Dann befahl der Grieche ihnen, zur Seite zu gehen und wandte sich auf englisch an die Kinder.
»Ich habe das alles erfunden, denn der Mahdi hat keine weiteren Befehle, die euch betreffen, erteilt. Aber da er befahl, daß ihr nach Faschoda reisen sollt, so müßt ihr dort auch lebendig ankommen. Auch nehme ich an, daß keiner von diesen vor der Abreise noch den Mahdi oder den Kalifen zu sprechen bekommt.« Zu Staß gewandt, fuhr er fort:
»Gegen dich, Knabe, hegte ich großen Groll und hege ihn noch. Weißt du, daß du auch mich beinahe ins Verderben gestürzt hast? Der Mahdi war auch auf mich ärgerlich, und um seine Verzeihung zu erlangen, mußte ich einen bedeutenden Teil meines Vermögens dem Abdullah geben. Und ich weiß noch nicht einmal, ob ich für längere Zeit gerettet bin. Auf alle Fälle werde ich nun den Gefangenen nicht mehr so helfen können, wie ich es bis dahin getan habe. Aber ihr tut mir leid, und hauptsächlich die Kleine«, er zeigte dabei auf Nel. »Ich habe eine Tochter im gleichen Alter, die ich über alles liebe – ihretwegen tue ich das alles, Christus wird es mir lohnen. Noch heute trägt sie ein silbernes Kreuzchen unter ihrem Kleide auf der Brust. Auch heißt sie so wie du, mein Kleines. Wäre sie nicht, so zöge ich es auch vor, zu sterben, statt in dieser Hölle zu leben!«
Er wurde ganz ergriffen in diesen Gedanken und schwieg eine Zeitlang. Dann fuhr er sich mit der Hand über die Stirn und begann von etwas anderem zu reden.

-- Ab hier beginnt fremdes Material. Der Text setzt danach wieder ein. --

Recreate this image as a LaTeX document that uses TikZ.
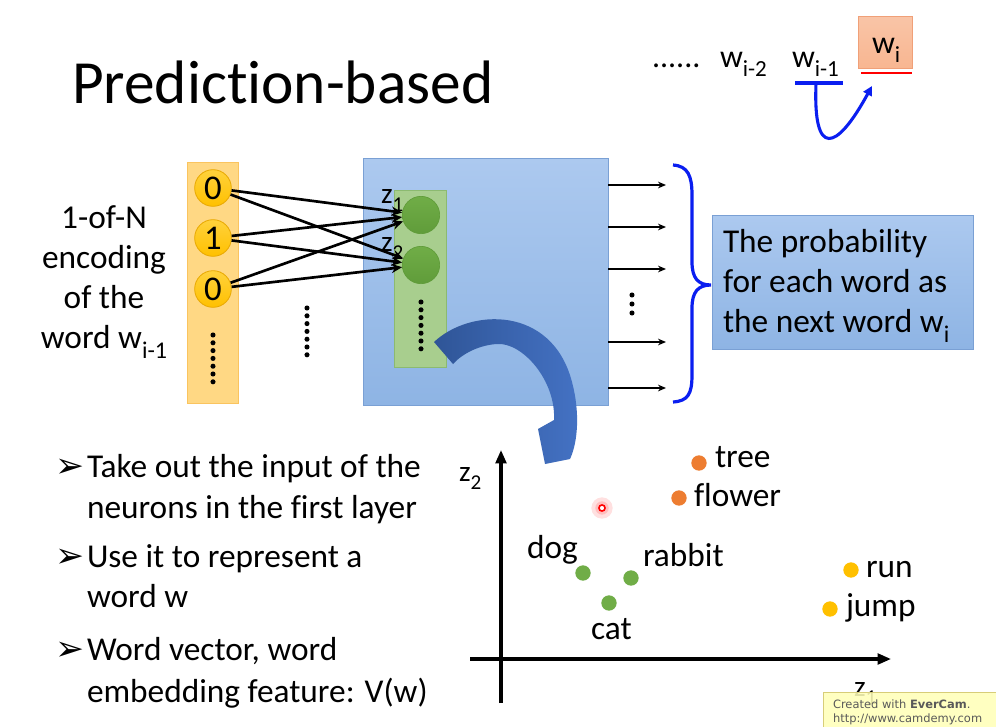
\documentclass[tikz,border=0pt]{standalone}
\usepackage{fontspec}
\setmainfont{Carlito}[Ligatures=NoCommon]
\newfontfamily\dejavu{DejaVu Sans}
\usetikzlibrary{arrows.meta,calc}
\definecolor{boxblueT}{RGB}{172,201,239}
\definecolor{boxblueB}{RGB}{142,180,228}
\definecolor{boxedge}{RGB}{122,160,212}
\definecolor{colyellow}{RGB}{255,216,132}
\definecolor{colyedge}{RGB}{250,196,95}
\definecolor{gold}{RGB}{255,192,0}
\definecolor{goldL}{RGB}{255,210,60}
\definecolor{goldedge}{RGB}{232,168,0}
\definecolor{colgreen}{RGB}{168,206,142}
\definecolor{colgedge}{RGB}{140,186,112}
\definecolor{neugreen}{RGB}{112,173,71}
\definecolor{neugreenD}{RGB}{96,156,58}
\definecolor{bandblue}{RGB}{68,114,196}
\definecolor{bandblueD}{RGB}{47,85,151}
\definecolor{braceblue}{RGB}{10,30,240}
\definecolor{dotorange}{RGB}{237,125,49}
\definecolor{wifill}{RGB}{248,182,145}
\definecolor{wiedge}{RGB}{240,160,120}
\definecolor{wmfill}{RGB}{255,255,185}
\definecolor{wmedge}{RGB}{215,205,120}
\newcommand{\sbs}[1]{\raisebox{-0.3em}{\scalebox{0.72}{#1}}}
\begin{document}
\begin{tikzpicture}[x=0.75pt,y=-0.75pt,
  font=\fontsize{25}{30}\selectfont,
  txt/.style={anchor=base west, inner sep=0pt, outer sep=0pt},
  ctxt/.style={anchor=base, inner sep=0pt, outer sep=0pt},
  incirc/.style={circle, minimum size=27.5pt, inner sep=0pt, top color=goldL, bottom color=gold, draw=goldedge, line width=0.6pt, font=\fontsize{26}{28}\selectfont},
  hcirc/.style={circle, minimum size=28pt, inner sep=0pt, top color=neugreen, bottom color=neugreenD, draw=neugreenD, line width=0.5pt},
  conn/.style={-{Stealth[length=8pt,width=7pt]}, line width=2pt},
  outarr/.style={-{Stealth[length=6pt,width=5pt]}, line width=1.5pt},
  axisarr/.style={-{Triangle[length=10pt,width=8pt]}, line width=2.3pt},
  wdot/.style={circle, minimum size=11.5pt, inner sep=0pt},
]
\useasboundingbox (0,0) rectangle (996,726);
\fill[white] (0,0) rectangle (996,726);

% title
\node[txt, font=\fontsize{46}{50}\selectfont] (title) at (72,103) {Prediction-based};

% top right sequence
\node[txt, font=\fontsize{24}{28}\selectfont] (seqdots) at (652,67) {......};
\node[txt, font=\fontsize{24}{28}\selectfont] (wim2) at (720,67) {w\sbs{i-2}};
\node[txt, font=\fontsize{24}{28}\selectfont] (wim1) at (792,67) {w\sbs{i-1}};
\draw[braceblue, line width=2.3pt] (795,83) coordinate (ul1a) -- (843,83) coordinate (ul1b);
\path[top color=wifill!80!white, bottom color=wifill, draw=wiedge, line width=0.6pt] (858,16) rectangle (912,68);
\node[txt, font=\fontsize{24}{28}\selectfont] (wi) at (872,53) {w\sbs{i}};
\draw[red, line width=1.6pt] (861,73) coordinate (ul2a) -- (912,73) coordinate (ul2b);
\coordinate (cs) at (816,84);
\coordinate (ce) at (872,86);
\draw[braceblue, line width=2.3pt, -{Triangle[length=7pt,width=7pt]}] (cs) .. controls (813,158) and (836,152) .. (ce);

% left text
\node[ctxt] (e1) at (104,228) {1-of-N};
\node[ctxt] (e2) at (104,268) {encoding};
\node[ctxt] (e3) at (104,308) {of the};
\node[ctxt] (e4) at (104,348) {word w\sbs{i-1}};

% input column
\path[fill=colyellow, draw=colyedge, line width=0.6pt] (187,162) rectangle (238,403);
\node[incirc] (x1) at (213,188) {0};
\node[incirc] (x2) at (213,238) {1};
\node[incirc] (x3) at (213,289) {0};
\foreach \k in {0,...,6} \fill (213,335+\k*7.8) circle[radius=1.9pt];
\foreach \k in {0,...,6} \fill (307,308+\k*7.8) circle[radius=1.9pt];

% big blue box
\path[top color=boxblueT, bottom color=boxblueB, draw=boxedge, line width=0.6pt] (363,158) rectangle (608,405);
\path[fill=colgreen, draw=colgedge, line width=0.6pt] (394,190) rectangle (446,367);
\node[hcirc] (h1) at (421,215) {};
\node[hcirc] (h2) at (421,265) {};
\node[txt, font=\fontsize{22}{24}\selectfont] (z1) at (381,203) {z\sbs{1}};
\node[txt, font=\fontsize{22}{24}\selectfont] (z2) at (381,251) {z\sbs{2}};
\foreach \k in {0,...,6} \fill (421,302+\k*7.8) circle[radius=1.9pt];

% connections
\foreach \a in {x1,x2,x3}{
  \draw[conn] (\a) -- (h1);
  \draw[conn] (\a) -- (h2);
}

% outputs
\foreach \y [count=\k] in {185,227,269,342,388}{
  \coordinate (os\k) at (608,\y);
  \coordinate (oe\k) at (666,\y);
  \draw[outarr] (os\k) -- (oe\k);
}
\foreach \y in {295,304,313} \fill (632,\y) circle[radius=1.9pt];

% brace
\draw[braceblue, line width=2.4pt] (673,165) .. controls (688,166) and (692,176) .. (692,195)
  -- (692,262) .. controls (692,278) and (698,285) .. (711,285)
  .. controls (698,285) and (692,292) .. (692,308)
  -- (692,375) .. controls (692,394) and (688,401) .. (673,402);

% probability box
\path[top color=boxblueT, bottom color=boxblueB, draw=boxedge, line width=0.6pt] (712,215) rectangle (973,349);
\node[txt] (p1) at (723,252) {The probability};
\node[txt] (p2) at (723,292) {for each word as};
\node[txt] (p3) at (723,332) {the next word w\sbs{i}};

% big curved arrow
\path[left color=bandblueD, right color=bandblue] (434,342) .. controls (470,308) and (552,305) .. (572,382)
  .. controls (580,412) and (578,442) .. (570,459) -- (545,464) -- (538,429) -- (554,420)
  .. controls (556,380) and (522,342) .. (497,344)
  .. controls (480,345) and (463,353) .. (453,364) -- cycle;

% bullets
\foreach \y/\t [count=\k] in {477/Take out the input of the, 567/Use it to represent a, 660/{Word vector, word}}{
  \node[txt, font=\dejavu\fontsize{26}{28}\selectfont] (b\k) at (55,\y) {➢};
  \node[txt] (bt\k) at (87,\y) {\t};
}
\node[txt] (bc1) at (87,518) {neurons in the first layer};
\node[txt] (bc2) at (87,607) {word w};
\node[txt] (bc3) at (87,702) {embedding feature: V(w)};

% plot axes
\coordinate (ya) at (501,703);
\coordinate (yb) at (501,450);
\coordinate (xa) at (470,659);
\coordinate (xb) at (891,659);
\draw[axisarr] (ya) -- (yb);
\draw[axisarr] (xa) -- (xb);
\node[txt, font=\fontsize{22}{26}\selectfont] (zz2) at (459,481) {z\sbs{2}};
\node[txt, font=\fontsize{22}{26}\selectfont] (zz1) at (854,696) {z\sbs{1}};

% word points
\node[wdot, fill=dotorange] (dtree) at (699,463) {};
\node[txt] (ltree) at (715,467) {tree};
\node[wdot, fill=dotorange] (dflower) at (679,498) {};
\node[txt] (lflower) at (694,506) {flower};
\node[wdot, fill=neugreen] (ddog) at (583,573) {};
\node[txt] (ldog) at (527,558) {dog};
\node[wdot, fill=neugreen] (drabbit) at (631,578) {};
\node[txt] (lrabbit) at (643,566) {rabbit};
\node[wdot, fill=neugreen] (dcat) at (609,603) {};
\node[txt] (lcat) at (591,639) {cat};
\node[wdot, fill=gold] (drun) at (851,570) {};
\node[txt] (lrun) at (866,577) {run};
\node[wdot, fill=gold] (djump) at (830,609) {};
\node[txt] (ljump) at (846,616) {jump};

% laser pointer
\fill[red, opacity=0.12] (602,508) circle[radius=8pt];
\fill[red, opacity=0.15] (602,508) circle[radius=5pt];
\draw[red, line width=1.2pt, fill=white] (602,508) circle[radius=2.3pt];

% watermark
\path[fill=wmfill, fill opacity=0.88, draw=wmedge, line width=0.5pt] (823,692) rectangle (996,727);
\node[txt, font=\dejavu\fontsize{8.6}{10}\selectfont, text=black!65] (wm1) at (833,708) {Created with \textbf{EverCam}.};
\node[txt, font=\dejavu\fontsize{8.6}{10}\selectfont, text=black!65] (wm2) at (833,722) {http://www.camdemy.com};
\end{tikzpicture}
\end{document}
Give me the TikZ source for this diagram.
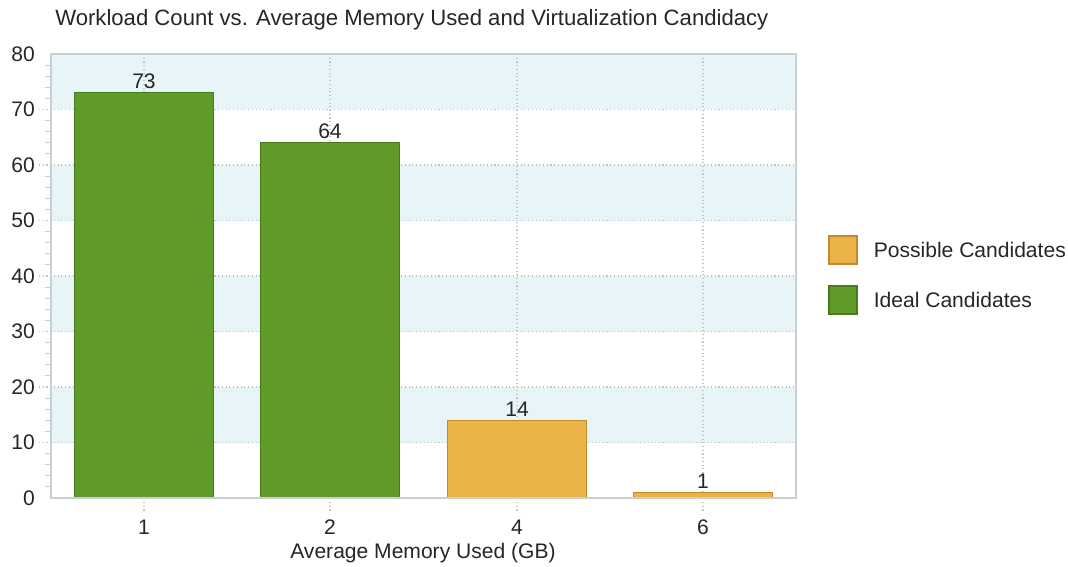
\documentclass[tikz,border=0pt]{standalone}
\usepackage{fontspec}
\setmainfont{Liberation Sans}
\usepackage{xcolor}
\definecolor{idealgreen}{RGB}{96,154,40}
\definecolor{idealedge}{RGB}{72,122,30}
\definecolor{possibleorange}{RGB}{235,178,70}
\definecolor{possibleedge}{RGB}{190,140,45}
\definecolor{bandcyan}{RGB}{232,245,248}
\definecolor{frame}{RGB}{200,208,212}
\definecolor{gridgray}{RGB}{190,195,198}
\usetikzlibrary{positioning}

\begin{document}
\begin{tikzpicture}[
    x=0.75pt, y=-0.75pt,
    font=\fontsize{15.8}{18}\selectfont,
    idealbar/.style={draw=idealedge, fill=idealgreen, line width=0.8pt},
    possiblebar/.style={draw=possibleedge, fill=possibleorange, line width=0.8pt},
    gridline/.style={draw=gridgray, dotted, line width=0.8pt},
    minortick/.style={draw=frame, line width=0.8pt},
    ticklabel/.style={inner sep=0pt, text=black!85},
    vallabel/.style={anchor=south, inner sep=3pt, text=black!85},
    legendkey/.style={minimum width=21pt, minimum height=21pt, inner sep=0pt, line width=0.8pt}
  ]
  \useasboundingbox (0,0) rectangle (1068,567);

  % Background bands of the plot area
  \foreach \lo in {10,30,50,70}
    \fill[bandcyan] (51,{498-5.55*\lo}) rectangle (796,{498-5.55*(\lo+10)});

  % Horizontal grid, major and minor ticks
  \foreach \v in {10,20,...,70}
    \draw[gridline] (39,{498-5.55*\v}) -- (796,{498-5.55*\v});
  \foreach \v in {2,4,6,8,12,14,16,18,22,24,26,28,32,34,36,38,42,44,46,48,52,54,56,58,62,64,66,68,72,74,76,78}
    \draw[minortick] (45,{498-5.55*\v}) -- (51,{498-5.55*\v});
  \foreach \v in {0,10,...,80}
    \node[ticklabel, anchor=east] (ylab\v) at (35,{498-5.55*\v}) {\v};

  % Vertical grid at the categories
  \foreach \cx in {144,330,517,703}
    \draw[gridline] (\cx,54) -- (\cx,511);

  % Bars
  \foreach \name/\cx/\val/\kind in {one/144/73/idealbar, two/330/64/idealbar, four/517/14/possiblebar, six/703/1/possiblebar}{
    \draw[\kind] (\cx-69.5,498) rectangle (\cx+69.5,{498-5.55*\val});
    \coordinate (top\name) at (\cx,{498-5.55*\val});
    \node[vallabel] (val\name) at (top\name) {\val};
  }

  % Plot frame
  \draw[frame, line width=1pt] (51,54) rectangle (796,498);

  % Category labels and titles
  \foreach \name/\cx/\lab in {one/144/1, two/330/2, four/517/4, six/703/6}
    \node[ticklabel] (xlab\name) at (\cx,527) {\lab};
  \node[ticklabel] (xtitle) at (423,553) {Average Memory Used (GB)};
  \node[ticklabel, anchor=west, font=\fontsize{16.6}{19}\selectfont] (title) at (55,20) {Workload Count vs. Average Memory Used and Virtualization Candidacy};

  % Legend
  \node[legendkey, draw=possibleedge, fill=possibleorange] (keypossible) at (843,250) {};
  \node[legendkey, draw=idealedge, fill=idealgreen] (keyideal) at (843,300) {};
  \node[ticklabel, anchor=west, right=12pt of keypossible] (txtpossible) {Possible Candidates};
  \node[ticklabel, anchor=west, right=12pt of keyideal] (txtideal) {Ideal Candidates};

\end{tikzpicture}
\end{document}
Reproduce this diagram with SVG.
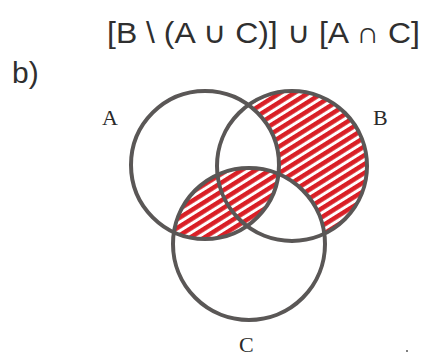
<svg xmlns="http://www.w3.org/2000/svg" width="428" height="358" viewBox="0 0 428 358">
<style>
.circ{fill:none;stroke:#5a5756;stroke-width:4}
.lbl{font-family:"Liberation Serif",serif;font-size:22px;fill:#2a2a2a}
.ttl{font-family:"Liberation Sans",Arial,sans-serif;fill:#2f2f2f}
</style>
<defs>
<pattern id="hatch" width="7.5" height="7.5" patternUnits="userSpaceOnUse" patternTransform="rotate(-32)">
<rect width="7.5" height="7.5" fill="#fff"/>
<rect width="7.5" height="4.5" fill="#d91f26"/>
</pattern>
<clipPath id="clipC"><circle cx="249" cy="244" r="76"/></clipPath>
<mask id="mB">
<rect width="428" height="358" fill="#000"/>
<circle cx="292" cy="166" r="75" fill="#fff"/>
<circle cx="205" cy="165" r="74" fill="#000"/>
<circle cx="249" cy="244" r="76" fill="#000"/>
</mask>
</defs>
<rect width="428" height="358" fill="#fff"/>
<text class="ttl" x="107" y="43" font-size="30" textLength="313" lengthAdjust="spacingAndGlyphs">[B \ (A ∪ C)] ∪ [A ∩ C]</text>
<text class="ttl" x="12" y="83" font-size="30">b)</text>
<g id="shading">
<rect width="428" height="358" fill="url(#hatch)" mask="url(#mB)"/>
<circle cx="205" cy="165" r="74" fill="url(#hatch)" clip-path="url(#clipC)"/>
</g>
<g id="A"><circle class="circ" cx="205" cy="165" r="74"/><text class="lbl" x="102" y="125">A</text></g>
<g id="B"><circle class="circ" cx="292" cy="166" r="75"/><text class="lbl" x="373" y="125">B</text></g>
<g id="C"><circle class="circ" cx="249" cy="244" r="76"/><text class="lbl" x="239" y="352">C</text></g>
<circle cx="407" cy="351" r="1" fill="#555"/>
</svg>
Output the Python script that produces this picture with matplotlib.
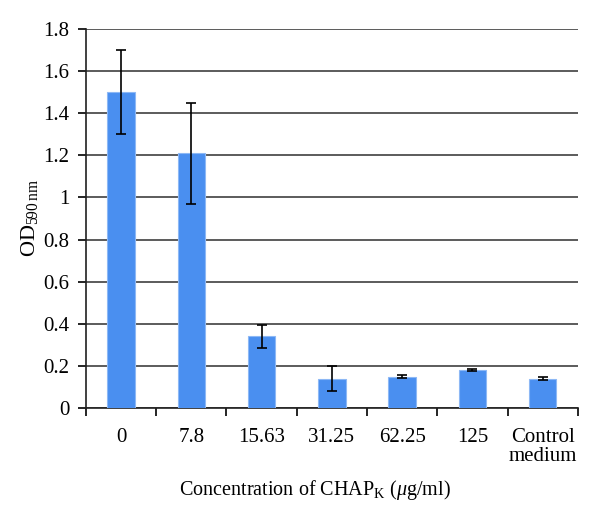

»Der Mahdi schickt euch nach Faschoda in der Erwartung, daß ihr dort sterben werdet. Auf diese Weise will er sich an euch rächen für deinen Widerstand, mein Junge, der ihn tief verletzt hat, und er wird den Ruhm der Barmherzigkeit dabei nicht verlieren. So ist er immer. – Doch wer weiß, wem der Tod zuerst bestimmt ist. Abdullah hat ihm den Gedanken eingegeben, diesen Hunden, die euch entführt haben, zu befehlen, mit euch zu reisen; denn er hat sie elend belohnt und fürchtet, daß es herauskommt. Auch wollen sie beide verhindern, daß diese Leute hier erzählen, daß es in Ägypten noch Truppen, Geschütze, Geld und Engländer gibt. – Eine beschwerliche und weite Reise liegt vor euch. Ihr werdet durch Wüsten und ungesundes Land kommen, hütet daher die Pulver, die ich euch gegeben, wie eure Augäpfel.«
»Herr, befiehl dem Gebhr noch einmal, daß er sich nicht untersteht, Nel Hunger leiden zu lassen und sie zu schlagen«, bat Staß.
»Fürchtet euch nicht. Ich habe euch dem alten Scheich anempfohlen, der die Post führt. Er ist ein alter Bekannter von mir. Ich habe ihm eine Taschenuhr geschenkt und damit seine Fürsorge für euch erkauft.«
Nach diesen Worten verabschiedete er sich, indem er Nel auf den Arm nahm, sie an sich drückte und wiederholte:
»Möge Gott dich segnen, mein Kindchen!«
Inzwischen war die Sonne untergegangen, und eine sternenhelle Nacht war hereingebrochen. In der Finsternis hörte man das Schnauben der Pferde und das Ächzen der beladenen Kamele.